Study Unit 11: questions Flashcards
An auditor is required to confirm accounts receivable if the accounts receivable balances are
Material to the financial statements.
Confirmation of accounts receivable is a generally accepted auditing procedure. The auditor should confirm accounts receivable unless:
(1) they are immaterial,
(2) confirmation would be ineffective, or
(3) the RMM based on other procedures is judged to be sufficiently low.
A cutoff test of sales complements the verification of
Accounts receivable.
A purpose of a sales cutoff test is to obtain assurance that receivables are recorded in the appropriate period.
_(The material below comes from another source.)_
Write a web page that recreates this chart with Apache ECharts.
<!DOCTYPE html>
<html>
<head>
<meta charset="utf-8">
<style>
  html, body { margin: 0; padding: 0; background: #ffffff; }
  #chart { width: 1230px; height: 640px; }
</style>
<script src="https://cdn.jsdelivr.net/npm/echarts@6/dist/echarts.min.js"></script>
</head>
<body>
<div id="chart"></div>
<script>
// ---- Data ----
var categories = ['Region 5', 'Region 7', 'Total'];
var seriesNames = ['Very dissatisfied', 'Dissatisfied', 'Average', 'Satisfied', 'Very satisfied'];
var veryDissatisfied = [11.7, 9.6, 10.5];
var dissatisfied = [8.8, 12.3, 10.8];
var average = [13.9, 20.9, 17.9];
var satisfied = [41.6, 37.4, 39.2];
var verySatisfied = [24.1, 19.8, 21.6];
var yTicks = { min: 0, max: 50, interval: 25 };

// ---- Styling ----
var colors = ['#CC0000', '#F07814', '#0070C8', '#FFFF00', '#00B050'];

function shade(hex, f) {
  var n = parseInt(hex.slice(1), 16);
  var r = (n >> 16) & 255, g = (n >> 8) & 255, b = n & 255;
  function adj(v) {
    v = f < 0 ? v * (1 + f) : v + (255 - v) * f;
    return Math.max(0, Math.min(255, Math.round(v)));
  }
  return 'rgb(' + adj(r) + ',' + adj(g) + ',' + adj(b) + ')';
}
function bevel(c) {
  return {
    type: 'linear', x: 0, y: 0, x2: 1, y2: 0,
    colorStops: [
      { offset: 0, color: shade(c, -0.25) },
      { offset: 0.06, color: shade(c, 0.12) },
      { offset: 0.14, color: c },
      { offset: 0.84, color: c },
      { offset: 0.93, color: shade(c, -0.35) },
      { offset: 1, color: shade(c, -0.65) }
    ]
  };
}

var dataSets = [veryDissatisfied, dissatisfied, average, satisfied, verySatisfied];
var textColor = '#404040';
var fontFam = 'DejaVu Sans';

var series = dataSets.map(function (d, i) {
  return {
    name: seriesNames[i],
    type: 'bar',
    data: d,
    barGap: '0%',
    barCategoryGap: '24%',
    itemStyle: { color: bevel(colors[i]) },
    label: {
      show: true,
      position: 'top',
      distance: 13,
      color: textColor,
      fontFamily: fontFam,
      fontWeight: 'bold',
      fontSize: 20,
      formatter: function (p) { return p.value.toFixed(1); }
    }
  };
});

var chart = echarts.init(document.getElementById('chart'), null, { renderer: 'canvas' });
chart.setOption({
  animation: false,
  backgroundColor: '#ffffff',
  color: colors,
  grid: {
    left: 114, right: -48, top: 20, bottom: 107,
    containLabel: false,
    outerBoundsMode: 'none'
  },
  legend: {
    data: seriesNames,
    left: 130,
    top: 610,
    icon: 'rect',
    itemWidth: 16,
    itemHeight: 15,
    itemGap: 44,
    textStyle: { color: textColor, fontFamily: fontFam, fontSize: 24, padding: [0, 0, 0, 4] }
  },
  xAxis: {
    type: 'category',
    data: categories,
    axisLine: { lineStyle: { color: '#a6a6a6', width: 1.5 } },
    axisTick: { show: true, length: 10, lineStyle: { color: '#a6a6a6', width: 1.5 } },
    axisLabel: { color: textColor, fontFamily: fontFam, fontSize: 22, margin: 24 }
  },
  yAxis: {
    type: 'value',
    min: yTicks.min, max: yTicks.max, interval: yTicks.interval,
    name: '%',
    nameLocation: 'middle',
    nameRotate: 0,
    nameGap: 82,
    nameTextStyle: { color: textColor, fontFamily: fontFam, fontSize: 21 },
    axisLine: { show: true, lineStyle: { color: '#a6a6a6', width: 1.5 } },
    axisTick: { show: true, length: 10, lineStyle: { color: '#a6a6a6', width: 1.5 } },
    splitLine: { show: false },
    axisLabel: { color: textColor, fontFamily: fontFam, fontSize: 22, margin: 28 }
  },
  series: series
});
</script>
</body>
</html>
Failure to observe a proper cutoff is a means of manipulating sales for the period under audit.
When an auditor does not receive replies to positive requests for year-end accounts receivable confirmations, the auditor most likely would?
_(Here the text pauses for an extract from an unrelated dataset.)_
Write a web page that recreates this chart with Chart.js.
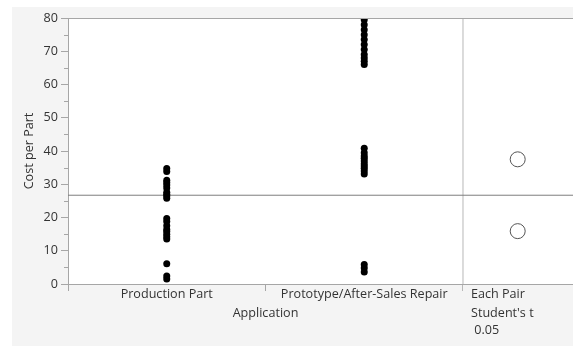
<!DOCTYPE html>
<html><head><meta charset="utf-8">
<script src="https://cdn.jsdelivr.net/npm/chart.js@4/dist/chart.umd.min.js"></script>
<style>
html,body{margin:0;padding:0;background:#fff;}
#wrap{position:absolute;left:12px;top:7px;width:561px;height:339px;background:#f4f4f4;}
canvas{display:block;}
</style></head><body>
<div id="wrap"><canvas id="c" width="561" height="339"></canvas></div>
<script>
// ---- data ----
const categories = ['Production Part', 'Prototype/After-Sales Repair'];
const productionPart = [34.7, 33.8, 31.2, 30.5, 29.8, 28.9, 27.6, 27.0, 26.5, 25.8,
                        19.7, 18.8, 17.5, 16.4, 15.8, 15.0, 14.2, 13.5, 6.1, 2.4, 1.5];
const prototypeRepair = [79.5, 78.0, 76.5, 75.0, 73.5, 72.0, 70.5, 69.0, 68.0, 67.0, 66.0,
                         40.8, 39.5, 38.5, 37.8, 37.0, 36.2, 35.5, 34.8, 34.0, 33.1,
                         5.9, 4.8, 3.6];
const grandMean = [26.7];
const comparisonCircleCenters = [37.5, 15.9];
const yTickValues = [0, 10, 20, 30, 40, 50, 60, 70, 80];
const panelLabels = ['Each Pair', "Student's t", ' 0.05'];
const xTitle = 'Application';
const yTitle = 'Cost per Part';

// ---- layout constants ----
const Y_MIN = 0, Y_MAX = 80;
const PANEL_X = 2;          // start of comparison-circle panel
const X_MAX = 2.557;        // right edge
const CIRCLE_X = 2.277;
const AXIS_GRAY = '#a6a6a6';
const FONT = "'Open Sans', 'Noto Sans', sans-serif";
const FS = 12.6;
const TEXT = '#333333';

Chart.defaults.font.family = FONT;
Chart.defaults.font.size = FS;
Chart.defaults.color = TEXT;

const oneway = {
  id: 'oneway',
  beforeDraw(chart) {
    const {ctx, chartArea: a} = chart;
    ctx.save();
    ctx.fillStyle = '#ffffff';
    ctx.fillRect(a.left, a.top, a.right - a.left, a.bottom - a.top);
    ctx.restore();
  },
  afterDraw(chart) {
    const {ctx, chartArea: a, scales} = chart;
    const xs = scales.x, ys = scales.y;
    ctx.save();
    // top frame line
    ctx.strokeStyle = AXIS_GRAY; ctx.lineWidth = 1;
    ctx.beginPath(); ctx.moveTo(a.left, a.top + 0.5); ctx.lineTo(a.right, a.top + 0.5); ctx.stroke();
    // minor y ticks
    for (let v = Y_MIN + 5; v < Y_MAX; v += 10) {
      const y = Math.round(ys.getPixelForValue(v)) + 0.5;
      ctx.beginPath(); ctx.moveTo(a.left - 4, y); ctx.lineTo(a.left, y); ctx.stroke();
    }
    // x axis title centred under the category region
    ctx.fillStyle = TEXT;
    ctx.font = FS + 'px ' + FONT;
    ctx.textAlign = 'center'; ctx.textBaseline = 'middle';
    ctx.fillText(xTitle, xs.getPixelForValue(1), a.bottom + 29.5);
    // panel labels
    ctx.textAlign = 'left';
    const px = xs.getPixelForValue(PANEL_X) + 8;
    const offs = [10.5, 29.5, 46.5];
    panelLabels.forEach((t, i) => ctx.fillText(t, px, a.bottom + offs[i]));
    ctx.restore();
  }
};

new Chart(document.getElementById('c'), {
  type: 'scatter',
  data: {
    datasets: [
      { type: 'line', data: [{x: 0, y: grandMean[0]}, {x: X_MAX, y: grandMean[0]}],
        borderColor: '#7d7d7d', borderWidth: 1, pointRadius: 0, order: 5 },
      { type: 'line', data: [{x: PANEL_X, y: Y_MIN}, {x: PANEL_X, y: Y_MAX}],
        borderColor: '#b8b8b8', borderWidth: 1, pointRadius: 0, order: 5 },
      { label: categories[0], data: productionPart.map(v => ({x: 0.5, y: v})),
        backgroundColor: '#000', borderColor: '#000', pointRadius: 3.5, borderWidth: 0, order: 1 },
      { label: categories[1], data: prototypeRepair.map(v => ({x: 1.5, y: v})),
        backgroundColor: '#000', borderColor: '#000', pointRadius: 3.5, borderWidth: 0, order: 1 },
      { label: 'comparison circles', data: comparisonCircleCenters.map(v => ({x: CIRCLE_X, y: v})),
        backgroundColor: 'rgba(0,0,0,0)', borderColor: '#555', pointRadius: 7.5, borderWidth: 1, order: 1 }
    ]
  },
  options: {
    responsive: false,
    animation: false,
    layout: { autoPadding: false, padding: { top: 11, right: 0, left: 0, bottom: 0 } },
    plugins: { legend: { display: false }, tooltip: { enabled: false } },
    scales: {
      x: {
        type: 'linear', min: 0, max: X_MAX,
        afterBuildTicks(s) { s.ticks = [0, 0.5, 1, 1.5, 2].map(v => ({value: v})); },
        afterFit(s) { s.height = 62; s.paddingLeft = 0; s.paddingRight = 0; },
        ticks: {
          autoSkip: false, maxRotation: 0, padding: -4, color: TEXT,
          font: { size: FS },
          callback: v => v === 0.5 ? categories[0] : (v === 1.5 ? categories[1] : '')
        },
        grid: {
          drawOnChartArea: false, drawTicks: true, tickLength: 7,
          tickColor: c => (c.tick && (c.tick.value === 0.5 || c.tick.value === 1.5)) ? 'rgba(0,0,0,0)' :
                          (c.tick && c.tick.value === 2 ? '#b8b8b8' : AXIS_GRAY)
        },
        border: { display: true, color: AXIS_GRAY }
      },
      y: {
        min: Y_MIN, max: Y_MAX,
        afterBuildTicks(s) { s.ticks = yTickValues.map(v => ({value: v})); },
        afterFit(s) { s.width = 56; s.paddingTop = 0; s.paddingBottom = 0; },
        ticks: { padding: 3, color: TEXT, font: { size: FS } },
        grid: { drawOnChartArea: false, drawTicks: true, tickLength: 7, tickColor: AXIS_GRAY },
        border: { display: true, color: AXIS_GRAY },
        title: { display: true, text: yTitle, color: TEXT, font: { size: FS }, padding: { top: 10, bottom: 4 } }
      }
    }
  },
  plugins: [oneway]
});
</script>
</body></html>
Send the customer a second confirmation request.
When first requests for positive confirmation are not returned, the auditor should consider second requests. The requests should be authorized by the client and should ask the debtor to respond directly to the auditor.
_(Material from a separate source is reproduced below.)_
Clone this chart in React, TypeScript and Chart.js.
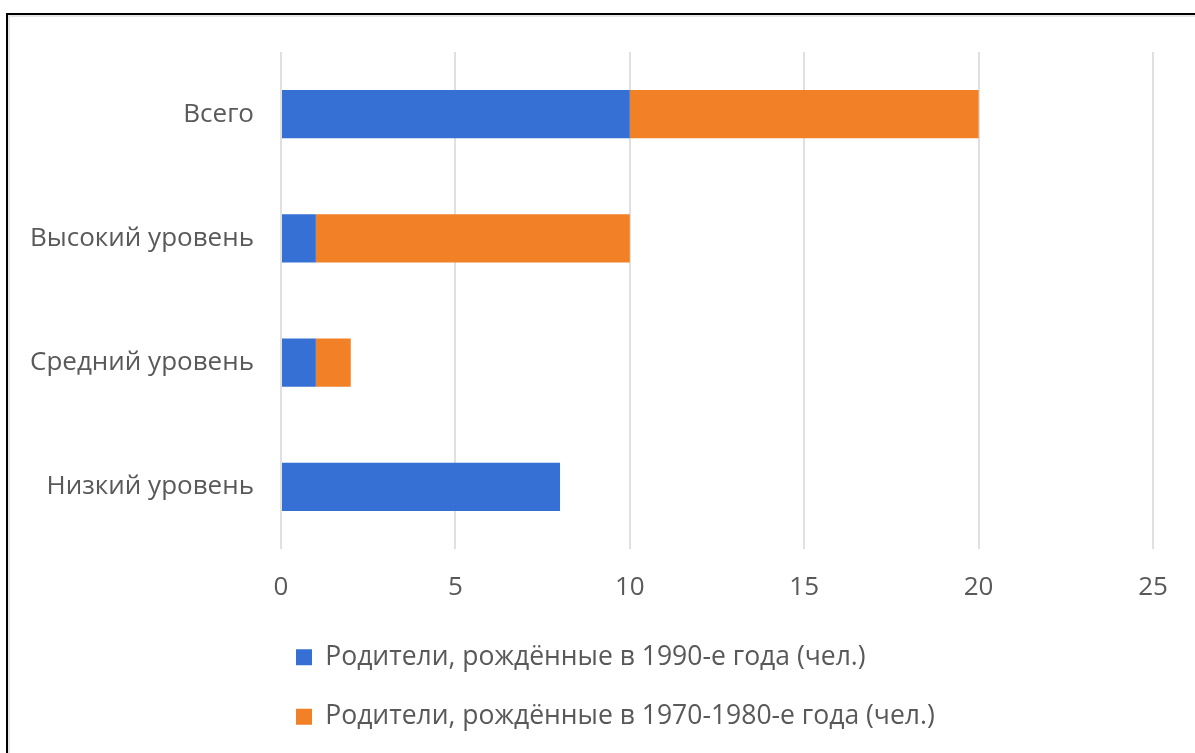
import React, { useEffect, useRef } from "react";
import { Chart, registerables } from "chart.js";

Chart.register(...registerables);

const categories = ["Всего", "Высокий уровень", "Средний уровень", "Низкий уровень"];
const series1Label = "Родители, рождённые в 1990-е года (чел.)";
const series1Values = [10, 1, 1, 8];
const series2Label = "Родители, рождённые в 1970-1980-е года (чел.)";
const series2Values = [10, 9, 1, 0];
const xMin = 0;
const xMax = 25;
const xStep = 5;

const FONT = "'Open Sans'";
const TEXT = "#595959";
const LEGEND_PAD = 33;

const legendShift = {
  id: "legendShift",
  afterLayout(chart: any) {
    const lg = chart.legend;
    if (lg) {
      lg.left = 296 - LEGEND_PAD;
    }
  },
};

export default function App() {
  const ref = useRef<HTMLCanvasElement | null>(null);

  useEffect(() => {
    if (!ref.current) return;
    const chart = new Chart(ref.current, {
      type: "bar",
      data: {
        labels: categories,
        datasets: [
          {
            label: series1Label,
            data: series1Values,
            backgroundColor: "#3670D5",
            borderWidth: 0,
            barPercentage: 0.39,
            categoryPercentage: 1,
          },
          {
            label: series2Label,
            data: series2Values,
            backgroundColor: "#F18026",
            borderWidth: 0,
            barPercentage: 0.39,
            categoryPercentage: 1,
          },
        ],
      },
      plugins: [legendShift],
      options: {
        indexAxis: "y",
        animation: false,
        responsive: false,
        maintainAspectRatio: false,
        layout: { padding: { left: 0, top: 52, right: 42, bottom: 13 } },
        scales: {
          x: {
            stacked: true,
            min: xMin,
            max: xMax,
            ticks: {
              stepSize: xStep,
              color: TEXT,
              font: { family: FONT, size: 26 },
              padding: 23,
            },
            grid: { color: "#e0e0e0", lineWidth: 2, drawTicks: false },
            border: { display: false },
            afterFit: (s: any) => {
              s.height = 62;
            },
          },
          y: {
            stacked: true,
            ticks: {
              color: TEXT,
              font: { family: FONT, size: 26 },
              padding: 27,
            },
            grid: { display: false, drawTicks: false },
            border: { display: false },
            afterFit: (s: any) => {
              s.width = 281;
            },
          },
        },
        plugins: {
          legend: {
            position: "bottom",
            align: "start",
            labels: {
              boxWidth: 16,
              boxHeight: 16,
              padding: LEGEND_PAD,
              color: TEXT,
              font: { family: FONT, size: 26.5 },
            },
          },
          tooltip: { enabled: false },
        },
      },
    });
    return () => chart.destroy();
  }, []);

  return (
    <div
      style={{
        position: "fixed",
        left: 0,
        top: 0,
        width: 1195,
        height: 753,
        overflow: "hidden",
        background: "#fff",
      }}
    >
      <div
        style={{
          position: "absolute",
          left: 6,
          top: 13,
          width: 1300,
          height: 900,
          border: "2px solid #000",
          boxShadow: "inset 2px 2px 0 #e6e6e6",
        }}
      />
      <canvas
        ref={ref}
        width={1195}
        height={753}
        style={{ position: "absolute", left: 0, top: 0 }}
      />
    </div>
  );
}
Once a CPA has determined that accounts receivable have increased because of slow collections in a tight money environment, the CPA is likely to
Expand tests of collectibility.
When customers fail to answer a second request for a positive confirmation, the accounts may be
in dispute, uncollectible, or fictitious. The auditor should then apply alternative procedures (examination of subsequent cash receipts, shipping documents, and other client documentation of existence) to obtain evidence about the validity and accuracy of significant nonresponding accounts.
An auditor suspects that a client’s cashier is misappropriating cash receipts for personal use by lapping customer checks received in the mail. In attempting to uncover this embezzlement scheme, the auditor most likely would compare the
Dates checks are deposited per bank statements with the dates remittance credits are recorded.
Lapping involves recording current cash payments on accounts receivable as credits to prior customers’ accounts to conceal a theft of cash. Comparing the date that a customer’s check was deposited with the date a record was made to reduce the balance determines whether the deposit was made prior to the recording date.
An auditor confirmed accounts receivable as of an interim date, and all confirmations were returned and appeared reasonable. Which of the following additional procedures most likely should be performed at year end?
Review supporting documents for new large balances occurring after the interim date, and evaluate any significant changes in balances at year end.
What is lapping and how do you detect it?
Lapping involves recording current cash payments on accounts receivable as credits to prior customers’ accounts to conceal a theft of cash. Comparing the date that a customer’s check was deposited with the date a record was made to reduce the balance determines whether the deposit was made prior to the recording date.
The standard AICPA form directed to financial institutions requests what kind of information?
- Interset rate of a direct liability
- Description of collateral for direct liability
- Due date of a direct liability
- Date through which interest is paid
*it does not ask for principal amount paid on a direct liability, because the auditor is not concerned with the amount of liability already paid*
The best evidence regarding year-end bank balances is documented in the
Bank reconciliations.
A bank reconciliation verifies the agreement of the bank statements obtained directly from the institution and the amount of cash reported in the financial statements. These amounts should be equal after adjustment for deposits in transit, outstanding checks, bank charges, etc. Thus, a bank reconciliation documents direct (primary) evidence of the year-end bank balance.
When auditing a client’s statement of cash flows, an auditor will rely primarily upon
Cross-referencing to balances and transactions considered in connection with the audit of the other financial statements.
The statement of cash flows represents balances taken from the other statements as well as analysis of changes in those balances. Consequently, this statement is audited in conjunction with the balance sheet and income statement accounts.
When counting cash on hand, the auditor must exercise control over all cash and other negotiable assets to prevent
Substitution.
Simultaneous verification of cash and cash equivalents, such as negotiable securities, is common practice to avoid the possibility of conversion of negotiable assets to cash to conceal a cash shortage. The auditor should control and verify all liquid assets at one time.